Tainted cryptoassets involved in money laundering and terrorist financing are increasingly being seized by governments. Just this month, the US’ DOJ announced the “largest-ever seizure of terrorist organizations’ cryptocurrency accounts”. The seizure was carried out by a taskforce made up of multiple agencies including the IRS and the FBI, and reportedly seized millions of dollars worth of cryptoassets from over 300 accounts.
Once seized, cryptoassets are generally auctioned off to the highest bidder. By way of an example, since its dismantling of the notorious Silk Road in 2013, the US has been regularlyauctioning off the cryptoassets held in seized wallets. Other countries, such as Australia, South Korea and Bulgaria, are now following suit. In other jurisdictions, property confiscation rules, which typically cater for the abandonment of more vanilla asset classes such as property and luxury cars, have been controversially expanded to include cryptoassets. These legislative amendments allow governments to potentially profit off this confiscation by adding seized cryptoassets to their treasuries.
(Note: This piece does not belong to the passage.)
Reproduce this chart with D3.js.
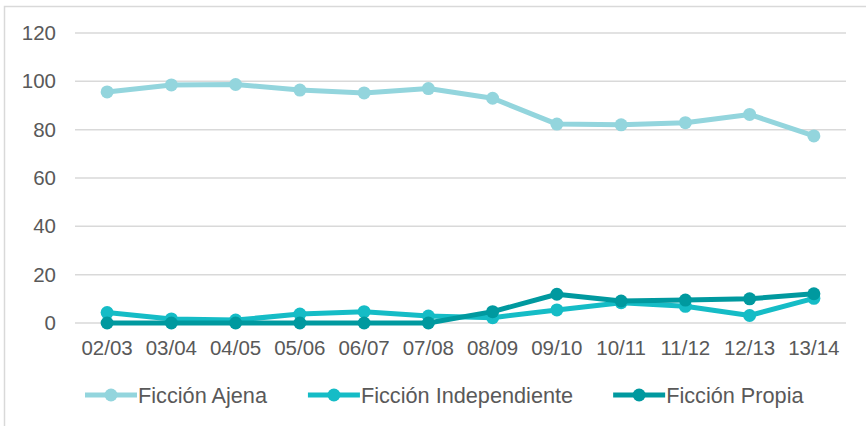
<!DOCTYPE html>
<html>
<head>
<meta charset="utf-8">
<script src="https://cdn.jsdelivr.net/npm/d3@7"></script>
<style>
  body { margin: 0; background: #fff; }
  text { font-family: "Liberation Sans", Arial, sans-serif; fill: #595959; }
</style>
</head>
<body>
<div id="chart"></div>
<script>
var seasons = ["02/03", "03/04", "04/05", "05/06", "06/07", "07/08", "08/09", "09/10", "10/11", "11/12", "12/13", "13/14"];
var ajena = [95.6, 98.5, 98.7, 96.4, 95.2, 97.0, 93.0, 82.3, 82.0, 82.9, 86.3, 77.4];
var independiente = [4.3, 1.7, 1.2, 3.7, 4.7, 2.9, 2.2, 5.4, 8.4, 6.9, 3.1, 10.2];
var propia = [0, 0, 0, 0, 0, 0, 4.7, 11.9, 9.1, 9.5, 10.0, 12.1];
var yTicks = [0, 20, 40, 60, 80, 100, 120];

var seriesNames = ["Ficción Ajena", "Ficción Independiente", "Ficción Propia"];
var seriesValues = [ajena, independiente, propia];
var colors = ["#93d5dd", "#15bcc6", "#00999f"];

var W = 866, H = 426;
var margin = {top: 33, right: 20, bottom: 103, left: 75},
    width = W - margin.left - margin.right,
    height = H - margin.top - margin.bottom;

var svg = d3.select("#chart").append("svg")
    .attr("width", W)
    .attr("height", H);

// chart frame
svg.append("rect")
    .attr("x", 4.5).attr("y", 6.5)
    .attr("width", W + 20).attr("height", H + 20)
    .attr("fill", "none")
    .attr("stroke", "#d9d9d9")
    .attr("stroke-width", 1.5);

var g = svg.append("g")
    .attr("transform", "translate(" + margin.left + "," + margin.top + ")");

var x = d3.scaleBand().domain(seasons).range([0, width]),
    y = d3.scaleLinear().domain([0, 120]).range([height, 0]);

// gridlines
g.selectAll(".grid")
  .data(yTicks)
  .enter().append("line")
    .attr("class", "grid")
    .attr("x1", 0).attr("x2", width)
    .attr("y1", function(d) { return y(d); })
    .attr("y2", function(d) { return y(d); })
    .attr("stroke", "#d9d9d9")
    .attr("stroke-width", 1.5);

var yAxis = g.append("g")
    .call(d3.axisLeft(y).tickValues(yTicks).tickSize(0).tickPadding(19));
yAxis.select(".domain").remove();
yAxis.selectAll("text").style("font-size", "20.5px").attr("fill", "#595959");

var xAxis = g.append("g")
    .attr("transform", "translate(0," + height + ")")
    .call(d3.axisBottom(x).tickSize(0).tickPadding(17));
xAxis.select(".domain").remove();
xAxis.selectAll("text").style("font-size", "20.5px").attr("fill", "#595959");

var line = d3.line()
    .x(function(d, i) { return x(seasons[i]) + x.bandwidth() / 2; })
    .y(function(d) { return y(d); });

seriesValues.forEach(function(vals, s) {
  var sg = g.append("g");
  sg.append("path")
      .datum(vals)
      .attr("d", line)
      .attr("fill", "none")
      .attr("stroke", colors[s])
      .attr("stroke-width", 5)
      .attr("stroke-linejoin", "round");
  sg.selectAll("circle")
    .data(vals)
    .enter().append("circle")
      .attr("cx", function(d, i) { return x(seasons[i]) + x.bandwidth() / 2; })
      .attr("cy", function(d) { return y(d); })
      .attr("r", 6.5)
      .attr("fill", colors[s]);
});

// legend
var legend = svg.append("g").attr("transform", "translate(0,395)");
var items = legend.selectAll(".item")
  .data(seriesNames)
  .enter().append("g")
    .attr("class", "item");
items.append("line")
    .attr("x1", 0).attr("x2", 52)
    .attr("stroke", function(d, i) { return colors[i]; })
    .attr("stroke-width", 5);
items.append("circle")
    .attr("cx", 26).attr("r", 6.5)
    .attr("fill", function(d, i) { return colors[i]; });
items.append("text")
    .attr("x", 53)
    .attr("dy", "0.35em")
    .style("font-size", "21.7px")
    .text(function(d) { return d; });

var gap = 40, widths = [];
items.each(function() { widths.push(this.getBBox().width); });
var cx = 85;
items.attr("transform", function(d, i) {
  var t = "translate(" + cx + ",0)";
  cx += widths[i] + gap;
  return t;
});
</script>
</body>
</html>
Whilst the recognition of cryptoassets as a legitimate asset with real value by enforcement agencies is certainly a positive step forward for the reputation of decentralised finance as a whole, its re-release into the wider financial system is not free from AML concerns. The Finnish government’s recent refusal to auction 15 million Euros worth of Bitcoin is reflective of such concerns – Finland is worried that the Bitcoin would go right back into the hands of criminals. This is a legitimate concern, however it is one that is probably better addressed through greater engagement between governments and the cryptoasset sector than it is through unilateral government action.
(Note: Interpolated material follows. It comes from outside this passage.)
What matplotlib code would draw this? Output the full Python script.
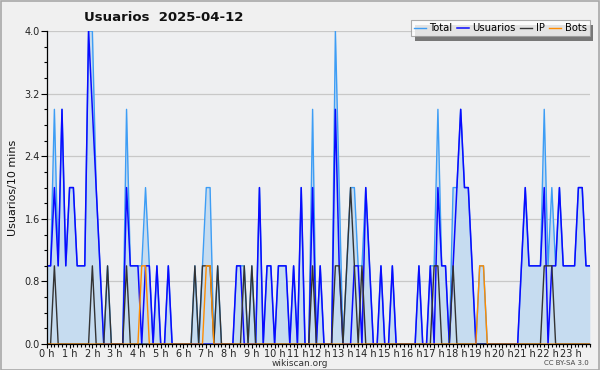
import matplotlib
matplotlib.use("Agg")
import matplotlib.pyplot as plt
from matplotlib.patches import Rectangle
import numpy as np

title = "Usuarios  2025-04-12"
hour_labels = [f"{h} h" for h in range(24)]
series_names = ["Total", "Usuarios", "IP", "Bots"]

total = [1, 1, 3, 1, 3, 1, 2, 2, 1, 1, 1, 4, 4, 2, 1, 0, 1, 0, 0, 0,
         0, 3, 1, 1, 1, 1, 2, 1, 0, 1, 0, 0, 1, 0, 0, 0, 0, 0, 0, 1,
         0, 1, 2, 2, 0, 1, 0, 0, 0, 0, 1, 1, 1, 0, 1, 0, 2, 0, 1, 1,
         0, 1, 1, 1, 0, 1, 0, 2, 0, 0, 3, 0, 1, 0, 0, 0, 4, 2, 0, 1,
         2, 2, 1, 1, 2, 1, 0, 0, 1, 0, 0, 1, 0, 0, 0, 0, 0, 0, 1, 0,
         0, 1, 1, 3, 1, 1, 0, 2, 2, 3, 2, 2, 1, 0, 1, 1, 0, 0, 0, 0,
         0, 0, 0, 0, 0, 1, 2, 1, 1, 1, 1, 3, 1, 2, 1, 2, 1, 1, 1, 1,
         2, 2, 1, 1]
usuarios = [1, 1, 2, 1, 3, 1, 2, 2, 1, 1, 1, 4, 3, 2, 1, 0, 0, 0, 0, 0,
            0, 2, 1, 1, 1, 0, 1, 1, 0, 1, 0, 0, 1, 0, 0, 0, 0, 0, 0, 0,
            0, 0, 0, 0, 0, 0, 0, 0, 0, 0, 1, 1, 0, 0, 0, 0, 2, 0, 1, 1,
            0, 1, 1, 1, 0, 1, 0, 2, 0, 0, 2, 0, 1, 0, 0, 0, 3, 1, 0, 0,
            0, 1, 1, 0, 2, 1, 0, 0, 1, 0, 0, 1, 0, 0, 0, 0, 0, 0, 1, 0,
            0, 1, 0, 2, 1, 1, 0, 1, 2, 3, 2, 2, 1, 0, 0, 0, 0, 0, 0, 0,
            0, 0, 0, 0, 0, 1, 2, 1, 1, 1, 1, 2, 0, 1, 1, 2, 1, 1, 1, 1,
            2, 2, 1, 1]
ip = [0, 0, 1, 0, 0, 0, 0, 0, 0, 0, 0, 0, 1, 0, 0, 0, 1, 0, 0, 0,
      0, 1, 0, 0, 0, 0, 0, 0, 0, 0, 0, 0, 0, 0, 0, 0, 0, 0, 0, 1,
      0, 1, 1, 1, 0, 1, 0, 0, 0, 0, 0, 0, 1, 0, 1, 0, 0, 0, 0, 0,
      0, 0, 0, 0, 0, 0, 0, 0, 0, 0, 1, 0, 0, 0, 0, 0, 1, 1, 0, 1,
      2, 1, 0, 1, 0, 0, 0, 0, 0, 0, 0, 0, 0, 0, 0, 0, 0, 0, 0, 0,
      0, 0, 1, 1, 0, 0, 0, 1, 0, 0, 0, 0, 0, 0, 0, 0, 0, 0, 0, 0,
      0, 0, 0, 0, 0, 0, 0, 0, 0, 0, 0, 1, 1, 1, 0, 0, 0, 0, 0, 0,
      0, 0, 0, 0]
bots = [0, 0, 0, 0, 0, 0, 0, 0, 0, 0, 0, 0, 0, 0, 0, 0, 0, 0, 0, 0,
        0, 0, 0, 0, 0, 1, 1, 0, 0, 0, 0, 0, 0, 0, 0, 0, 0, 0, 0, 0,
        0, 0, 1, 1, 0, 0, 0, 0, 0, 0, 0, 0, 0, 0, 0, 0, 0, 0, 0, 0,
        0, 0, 0, 0, 0, 0, 0, 0, 0, 0, 0, 0, 0, 0, 0, 0, 0, 0, 0, 0,
        0, 0, 0, 0, 0, 0, 0, 0, 0, 0, 0, 0, 0, 0, 0, 0, 0, 0, 0, 0,
        0, 0, 0, 0, 0, 0, 0, 0, 0, 0, 0, 0, 0, 0, 1, 1, 0, 0, 0, 0,
        0, 0, 0, 0, 0, 0, 0, 0, 0, 0, 0, 0, 0, 0, 0, 0, 0, 0, 0, 0,
        0, 0, 0, 0]

plt.rcParams['font.family'] = ['DejaVu Sans']

fig = plt.figure(figsize=(6, 3.7), dpi=100, facecolor='#f0f0f0')
fig.patches.append(Rectangle((0.001, 0.001), 0.997, 0.996, transform=fig.transFigure,
                             fill=False, edgecolor='#a8a8a8', lw=1.2))
ax = fig.add_axes([0.078, 0.070, 0.905, 0.846])
ax.set_facecolor('#eeeff1')

x = np.arange(len(total))
ax.fill_between(x, total, 0, color='#c6dcf0', lw=0, zorder=2)
l_total, = ax.plot(x, total, color='#3d9df5', lw=1.0, zorder=3)
l_usr, = ax.plot(x, usuarios, color='#0a0aff', lw=1.1, zorder=4)
l_ip, = ax.plot(x, ip, color='#333333', lw=1.0, zorder=5)
l_bots, = ax.plot(x, bots, color='#ff8c00', lw=1.0, zorder=6)

ax.set_xlim(0, len(total) - 1)
ax.set_ylim(0, 4.0)
ax.set_yticks(np.arange(0, 4.01, 0.8))
ax.set_yticklabels([f"{v:.1f}" for v in np.arange(0, 4.01, 0.8)])
ax.set_yticks(np.arange(0, 4.01, 0.2), minor=True)
ax.set_xticks(np.arange(0, 144, 6))
ax.set_xticklabels(hour_labels)
ax.set_xticks(np.arange(0, 144, 1), minor=True)
ax.tick_params(axis='both', which='major', labelsize=7, length=4, width=0.8,
               color='black', labelcolor='#222222', pad=1)
ax.tick_params(axis='x', which='major', length=3, pad=0.5)
ax.tick_params(axis='both', which='minor', length=2.5, width=0.8, color='black')
ax.grid(axis='y', which='major', color='#c8c8c8', lw=0.9, zorder=1)
for s in ['top', 'right']:
    ax.spines[s].set_visible(False)
for s in ['left', 'bottom']:
    ax.spines[s].set_color('black')
    ax.spines[s].set_linewidth(0.9)
    ax.spines[s].set_zorder(7)

ax.set_ylabel("Usuarios/10 mins", fontsize=8, labelpad=5, color='#111111')
fig.text(0.14, 0.953, title, fontsize=9.5, fontweight='bold', ha='left', va='center',
         color='#111111')
fig.text(0.5, 0.018, "wikiscan.org", fontsize=6.5, ha='center', va='center', color='#333333')
fig.text(0.982, 0.018, "CC BY-SA 3.0", fontsize=5, ha='right', va='center', color='#444444')

leg = fig.legend([l_total, l_usr, l_ip, l_bots], series_names, loc='upper right',
                 bbox_to_anchor=(0.983, 0.945), ncol=4, fontsize=7.2, frameon=True,
                 fancybox=False, shadow=False, handlelength=1.2, handletextpad=0.35,
                 columnspacing=0.45, borderpad=0.3, borderaxespad=0)
leg.get_frame().set_edgecolor('#999999')
leg.get_frame().set_facecolor('white')
leg.get_frame().set_linewidth(0.8)
leg.set_zorder(10)

fig.canvas.draw()
bb = leg.get_window_extent().transformed(fig.transFigure.inverted())
fig.patches.append(Rectangle((bb.x0 + 0.006, bb.y0 - 0.012), bb.width, bb.height,
                             transform=fig.transFigure, facecolor='#777777',
                             edgecolor='none', zorder=0))

fig.savefig("out.png", dpi=100, facecolor=fig.get_facecolor())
IMF PUBLISHES REPORT DETAILING STRATEGY FOR DIGITAL MONEY
The IMF has recently published a report detailing their proposed strategy to accommodate the impacts that the rise of digital money – a broad category including CBDCs, stablecoins, eMoney and Mobile Money, cryptoassets, DeFi, etc. – will have on the international monetary system (“IMS”). In line with the IMF’s mandate of promoting international monetary cooperation, the report focuses on the implications that the widespread use of digital money will have on both IMS and domestic stability.
The report is refreshing in its candour, acknowledging the IMF’s slow reaction to the rise of digital money thus far and its limited understanding of the “unique risks posed by non-traditional forms of money”. It highlights that there is an urgent need for the IMF to deepen its understanding of the implications of digital money, so that it might be better placed to provide the effective guidance that is expected of it. These two prongs, deeper understanding and more comprehensive guidance, form the basis of the IMF’s operational strategy to evolve to meet the needs of a changing international monetary system. The third prong that the IMF hopes to nurture is a greater degree of international cooperation. This cooperation will provide more regulatory clarity which the IMF hopes will reduce the risks posed on a domestic level, whilst also curtailing the stifling of innovation.
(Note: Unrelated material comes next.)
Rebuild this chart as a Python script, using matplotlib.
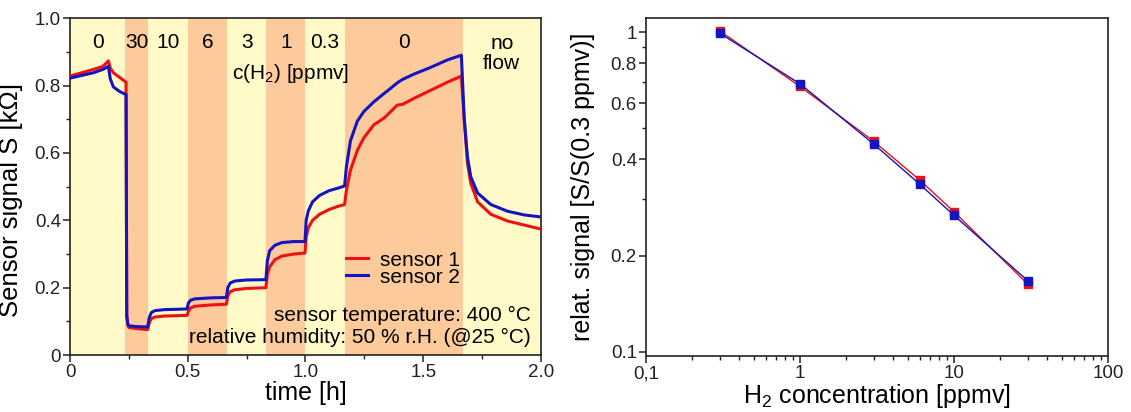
import matplotlib
matplotlib.use('Agg')
import matplotlib.pyplot as plt
from matplotlib.ticker import FixedLocator, NullFormatter, MultipleLocator

plt.rcParams['font.family'] = ['Liberation Sans', 'DejaVu Sans']
plt.rcParams['mathtext.fontset'] = 'custom'
plt.rcParams['mathtext.rm'] = 'Liberation Sans'

# left panel: sensor signal vs time
time_h = [0.000, 0.050, 0.100, 0.140, 0.163, 0.171, 0.184, 0.209, 0.238, 0.241,
          0.245, 0.250, 0.280, 0.310, 0.330, 0.336, 0.345, 0.360, 0.400, 0.450,
          0.497, 0.503, 0.512, 0.530, 0.600, 0.664, 0.670, 0.680, 0.700, 0.750,
          0.832, 0.838, 0.848, 0.870, 0.900, 0.950, 0.998, 1.003, 1.012, 1.030,
          1.060, 1.100, 1.140, 1.166, 1.174, 1.191, 1.220, 1.248, 1.291, 1.333,
          1.355, 1.390, 1.412, 1.461, 1.532, 1.603, 1.662, 1.674, 1.688, 1.702,
          1.731, 1.787, 1.858, 1.929, 2.000]
sensor1 = [0.828, 0.838, 0.848, 0.857, 0.873, 0.852, 0.838, 0.825, 0.810, 0.120,
           0.090, 0.082, 0.079, 0.077, 0.076, 0.095, 0.108, 0.113, 0.116, 0.117,
           0.118, 0.130, 0.140, 0.145, 0.149, 0.151, 0.175, 0.188, 0.194, 0.198,
           0.200, 0.240, 0.262, 0.283, 0.294, 0.300, 0.303, 0.350, 0.378, 0.400,
           0.418, 0.432, 0.442, 0.447, 0.490, 0.549, 0.607, 0.645, 0.684, 0.703,
           0.718, 0.742, 0.744, 0.762, 0.786, 0.810, 0.828, 0.700, 0.568, 0.510,
           0.455, 0.418, 0.398, 0.386, 0.374]
sensor2 = [0.822, 0.830, 0.838, 0.848, 0.857, 0.820, 0.796, 0.783, 0.773, 0.115,
           0.095, 0.087, 0.085, 0.084, 0.084, 0.110, 0.126, 0.132, 0.135, 0.136,
           0.137, 0.155, 0.163, 0.167, 0.170, 0.171, 0.200, 0.214, 0.220, 0.223,
           0.224, 0.280, 0.310, 0.326, 0.334, 0.337, 0.337, 0.400, 0.428, 0.455,
           0.474, 0.488, 0.496, 0.502, 0.560, 0.636, 0.694, 0.723, 0.752, 0.776,
           0.788, 0.808, 0.818, 0.834, 0.854, 0.876, 0.890, 0.703, 0.587, 0.529,
           0.481, 0.447, 0.427, 0.416, 0.410]

band_edges = [0, 0.235, 0.333, 0.5, 0.667, 0.833, 1.0, 1.167, 1.667, 2.0]
band_labels = ['0', '30', '10', '6', '3', '1', '0.3', '0', 'no\nflow']

# right panel: relative signal vs concentration
conc = [0.3, 1, 3, 6, 10, 30]
rel1 = [1.01, 0.676, 0.456, 0.344, 0.274, 0.163]
rel2 = [0.993, 0.689, 0.447, 0.334, 0.267, 0.167]

RED = '#ee1111'
BLUE = '#1414c0'
YELLOW = '#fffac8'
ORANGE = '#fdca9c'

fig = plt.figure(figsize=(11.31, 4.12), dpi=100)
ax1 = fig.add_axes([0.0619, 0.1380, 0.4164, 0.818])
ax2 = fig.add_axes([0.5712, 0.1350, 0.4085, 0.821])

# background bands
for i in range(len(band_edges) - 1):
    col = ORANGE if i % 2 == 1 else YELLOW
    ax1.axvspan(band_edges[i], band_edges[i + 1], color=col, lw=0, zorder=0)
    mid = (band_edges[i] + band_edges[i + 1]) / 2
    if band_labels[i].startswith('no'):
        ax1.text(mid, 0.894, band_labels[i], ha='center', va='center',
                 fontsize=15, linespacing=1.05)
    else:
        ax1.text(mid, 0.928, band_labels[i], ha='center', va='center', fontsize=15)
ax1.text(0.937, 0.836, 'c(H$_\\mathregular{2}$) [ppmv]', ha='center', va='center', fontsize=15)

ax1.plot(time_h, sensor1, color=RED, lw=2.2, label='sensor 1', zorder=3)
ax1.plot(time_h, sensor2, color=BLUE, lw=2.2, label='sensor 2', zorder=4)

ax1.text(0.978, 0.118, 'sensor temperature: 400 °C', transform=ax1.transAxes,
         ha='right', va='center', fontsize=15)
ax1.text(0.978, 0.051, 'relative humidity: 50 % r.H. (@25 °C)', transform=ax1.transAxes,
         ha='right', va='center', fontsize=15)

ax1.legend(loc='upper left', bbox_to_anchor=(0.585, 0.31), frameon=False, fontsize=15,
           handlelength=1.1, handletextpad=0.55, labelspacing=-0.1, borderpad=0,
           borderaxespad=0)

ax1.set_xlim(0, 2.0)
ax1.set_ylim(0, 1.0)
ax1.xaxis.set_major_locator(FixedLocator([0, 0.5, 1.0, 1.5, 2.0]))
ax1.set_xticklabels(['0', '0.5', '1.0', '1.5', '2.0'])
ax1.xaxis.set_minor_locator(MultipleLocator(0.25))
ax1.yaxis.set_major_locator(FixedLocator([0, 0.2, 0.4, 0.6, 0.8, 1.0]))
ax1.set_yticklabels(['0', '0.2', '0.4', '0.6', '0.8', '1.0'])
ax1.yaxis.set_minor_locator(MultipleLocator(0.1))
ax1.set_xlabel('time [h]', fontsize=18, labelpad=0)
ax1.set_ylabel('Sensor signal S [kΩ]', fontsize=18.5)
ax1.yaxis.set_label_coords(-0.1, 0.46)

# right panel
ax2.plot(conc, rel1, color=RED, lw=1.0, marker='s', ms=6, mec=RED, zorder=3)
ax2.plot(conc, rel2, color=BLUE, lw=1.0, marker='s', ms=6, mec=BLUE, zorder=4)
ax2.set_xscale('log')
ax2.set_yscale('log')
ax2.set_xlim(0.1, 100)
ax2.set_ylim(0.0967, 1.106)
ax2.xaxis.set_major_locator(FixedLocator([0.1, 1, 10, 100]))
ax2.set_xticklabels(['0,1', '1', '10', '100'])
ax2.xaxis.set_minor_locator(FixedLocator([k * 10.0 ** e for e in (-1, 0, 1) for k in range(2, 10)]))
ax2.xaxis.set_minor_formatter(NullFormatter())
ax2.yaxis.set_major_locator(FixedLocator([0.1, 0.2, 0.4, 0.6, 0.8, 1.0]))
ax2.set_yticklabels(['0.1', '0.2', '0.4', '0.6', '0.8', '1'])
ax2.yaxis.set_minor_locator(FixedLocator([0.3, 0.5, 0.7, 0.9]))
ax2.yaxis.set_minor_formatter(NullFormatter())
ax2.set_xlabel('H$_\\mathregular{2}$ concentration [ppmv]', fontsize=18, labelpad=0)
ax2.set_ylabel('relat. signal [S/S(0.3 ppmv)]', fontsize=18)
ax2.yaxis.set_label_coords(-0.11, 0.5)

for ax in (ax1, ax2):
    for sp in ax.spines.values():
        sp.set_linewidth(1.2)
        sp.set_color('#222222')
    ax.tick_params(which='major', direction='out', length=5, width=1.1,
                   labelsize=13.5, colors='#222222', pad=1.5)
    ax.tick_params(which='minor', direction='out', length=3, width=1.0, colors='#222222')

fig.savefig('out.png', dpi=100)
The report poses more questions than it answers, although it is reassuring that the IMF is now taking the emergence of digital money in all its various forms more seriously. Additionally, the IMF’s clear recognition of the benefits of greater regulatory clarity on a systemic level is encouraging as it might foster a more nurturing environment for collaboration between the public and private sector. Such collaboration would, in theory, allow the global financial system to reap the benefits that digital money brings, whilst simultaneously mitigating its greatest challenges.